**Stated goal:** Transcribe the listing that follows in full, omitting pictures.

++++++++++

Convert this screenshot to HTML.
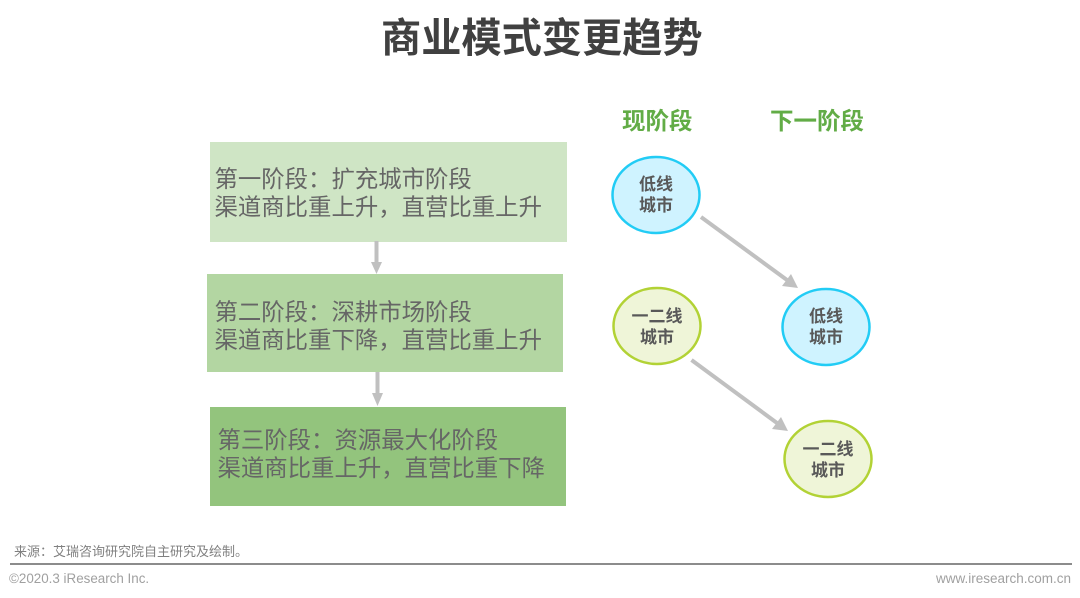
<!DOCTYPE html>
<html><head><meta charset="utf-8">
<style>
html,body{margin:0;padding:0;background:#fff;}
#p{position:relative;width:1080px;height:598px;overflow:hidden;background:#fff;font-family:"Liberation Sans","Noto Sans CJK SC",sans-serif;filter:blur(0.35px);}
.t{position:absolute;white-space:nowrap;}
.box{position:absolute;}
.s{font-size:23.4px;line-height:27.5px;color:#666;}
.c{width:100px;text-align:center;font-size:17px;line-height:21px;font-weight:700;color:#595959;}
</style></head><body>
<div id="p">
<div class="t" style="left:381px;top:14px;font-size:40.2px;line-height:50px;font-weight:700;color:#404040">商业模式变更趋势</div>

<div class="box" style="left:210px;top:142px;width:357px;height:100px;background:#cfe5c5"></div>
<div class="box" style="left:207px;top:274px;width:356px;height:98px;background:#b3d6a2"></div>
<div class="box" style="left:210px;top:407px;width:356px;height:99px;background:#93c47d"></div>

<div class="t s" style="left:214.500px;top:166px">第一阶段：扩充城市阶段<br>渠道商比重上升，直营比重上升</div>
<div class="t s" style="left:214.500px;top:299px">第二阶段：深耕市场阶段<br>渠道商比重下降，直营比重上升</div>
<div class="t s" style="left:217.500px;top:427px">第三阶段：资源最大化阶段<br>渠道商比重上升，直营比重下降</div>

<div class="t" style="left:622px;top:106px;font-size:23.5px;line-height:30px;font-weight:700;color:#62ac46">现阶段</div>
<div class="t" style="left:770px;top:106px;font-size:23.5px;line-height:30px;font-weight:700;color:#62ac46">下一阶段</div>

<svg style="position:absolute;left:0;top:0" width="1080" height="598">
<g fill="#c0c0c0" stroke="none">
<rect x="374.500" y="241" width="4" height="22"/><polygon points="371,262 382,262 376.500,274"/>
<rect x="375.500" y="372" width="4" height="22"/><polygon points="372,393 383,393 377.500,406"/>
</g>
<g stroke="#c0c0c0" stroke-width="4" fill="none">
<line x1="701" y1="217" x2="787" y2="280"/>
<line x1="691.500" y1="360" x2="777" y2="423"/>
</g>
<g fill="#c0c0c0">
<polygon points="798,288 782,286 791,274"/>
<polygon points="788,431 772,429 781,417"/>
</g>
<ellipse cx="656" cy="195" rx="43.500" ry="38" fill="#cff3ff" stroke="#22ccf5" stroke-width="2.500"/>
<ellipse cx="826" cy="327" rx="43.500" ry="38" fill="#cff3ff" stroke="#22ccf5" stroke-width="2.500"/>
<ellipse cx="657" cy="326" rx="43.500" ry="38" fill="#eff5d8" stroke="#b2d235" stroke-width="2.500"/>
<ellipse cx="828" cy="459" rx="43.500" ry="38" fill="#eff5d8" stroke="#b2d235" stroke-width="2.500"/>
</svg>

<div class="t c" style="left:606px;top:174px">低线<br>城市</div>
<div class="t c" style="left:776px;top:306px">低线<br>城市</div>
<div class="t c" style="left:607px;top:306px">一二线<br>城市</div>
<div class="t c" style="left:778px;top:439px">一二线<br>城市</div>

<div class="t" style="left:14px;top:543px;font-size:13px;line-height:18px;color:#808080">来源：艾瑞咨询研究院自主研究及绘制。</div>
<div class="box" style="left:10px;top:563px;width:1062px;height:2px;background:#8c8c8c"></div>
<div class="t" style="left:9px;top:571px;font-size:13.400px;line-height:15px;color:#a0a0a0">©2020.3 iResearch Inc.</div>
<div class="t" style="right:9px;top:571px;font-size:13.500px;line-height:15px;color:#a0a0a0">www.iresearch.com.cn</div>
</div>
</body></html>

++++++++++

**Right answer:**
Convert this screenshot to HTML.
<!DOCTYPE html>
<html><head><meta charset="utf-8">
<style>
html,body{margin:0;padding:0;background:#fff;}
#p{position:relative;width:1080px;height:598px;overflow:hidden;background:#fff;font-family:"Liberation Sans","Noto Sans CJK SC",sans-serif;filter:blur(0.35px);}
.t{position:absolute;white-space:nowrap;}
.box{position:absolute;}
.s{font-size:23.4px;line-height:27.5px;color:#666;}
.c{width:100px;text-align:center;font-size:17px;line-height:21px;font-weight:700;color:#595959;}
</style></head><body>
<div id="p">
<div class="t" style="left:381px;top:14px;font-size:40.2px;line-height:50px;font-weight:700;color:#404040">商业模式变更趋势</div>

<div class="box" style="left:210px;top:142px;width:357px;height:100px;background:#cfe5c5"></div>
<div class="box" style="left:207px;top:274px;width:356px;height:98px;background:#b3d6a2"></div>
<div class="box" style="left:210px;top:407px;width:356px;height:99px;background:#93c47d"></div>

<div class="t s" style="left:214.500px;top:166px">第一阶段：扩充城市阶段<br>渠道商比重上升，直营比重上升</div>
<div class="t s" style="left:214.500px;top:299px">第二阶段：深耕市场阶段<br>渠道商比重下降，直营比重上升</div>
<div class="t s" style="left:217.500px;top:427px">第三阶段：资源最大化阶段<br>渠道商比重上升，直营比重下降</div>

<div class="t" style="left:622px;top:106px;font-size:23.5px;line-height:30px;font-weight:700;color:#62ac46">现阶段</div>
<div class="t" style="left:770px;top:106px;font-size:23.5px;line-height:30px;font-weight:700;color:#62ac46">下一阶段</div>

<svg style="position:absolute;left:0;top:0" width="1080" height="598">
<g fill="#c0c0c0" stroke="none">
<rect x="374.500" y="241" width="4" height="22"/><polygon points="371,262 382,262 376.500,274"/>
<rect x="375.500" y="372" width="4" height="22"/><polygon points="372,393 383,393 377.500,406"/>
</g>
<g stroke="#c0c0c0" stroke-width="4" fill="none">
<line x1="701" y1="217" x2="787" y2="280"/>
<line x1="691.500" y1="360" x2="777" y2="423"/>
</g>
<g fill="#c0c0c0">
<polygon points="798,288 782,286 791,274"/>
<polygon points="788,431 772,429 781,417"/>
</g>
<ellipse cx="656" cy="195" rx="43.500" ry="38" fill="#cff3ff" stroke="#22ccf5" stroke-width="2.500"/>
<ellipse cx="826" cy="327" rx="43.500" ry="38" fill="#cff3ff" stroke="#22ccf5" stroke-width="2.500"/>
<ellipse cx="657" cy="326" rx="43.500" ry="38" fill="#eff5d8" stroke="#b2d235" stroke-width="2.500"/>
<ellipse cx="828" cy="459" rx="43.500" ry="38" fill="#eff5d8" stroke="#b2d235" stroke-width="2.500"/>
</svg>

<div class="t c" style="left:606px;top:174px">低线<br>城市</div>
<div class="t c" style="left:776px;top:306px">低线<br>城市</div>
<div class="t c" style="left:607px;top:306px">一二线<br>城市</div>
<div class="t c" style="left:778px;top:439px">一二线<br>城市</div>

<div class="t" style="left:14px;top:543px;font-size:13px;line-height:18px;color:#808080">来源：艾瑞咨询研究院自主研究及绘制。</div>
<div class="box" style="left:10px;top:563px;width:1062px;height:2px;background:#8c8c8c"></div>
<div class="t" style="left:9px;top:571px;font-size:13.400px;line-height:15px;color:#a0a0a0">©2020.3 iResearch Inc.</div>
<div class="t" style="right:9px;top:571px;font-size:13.500px;line-height:15px;color:#a0a0a0">www.iresearch.com.cn</div>
</div>
</body></html>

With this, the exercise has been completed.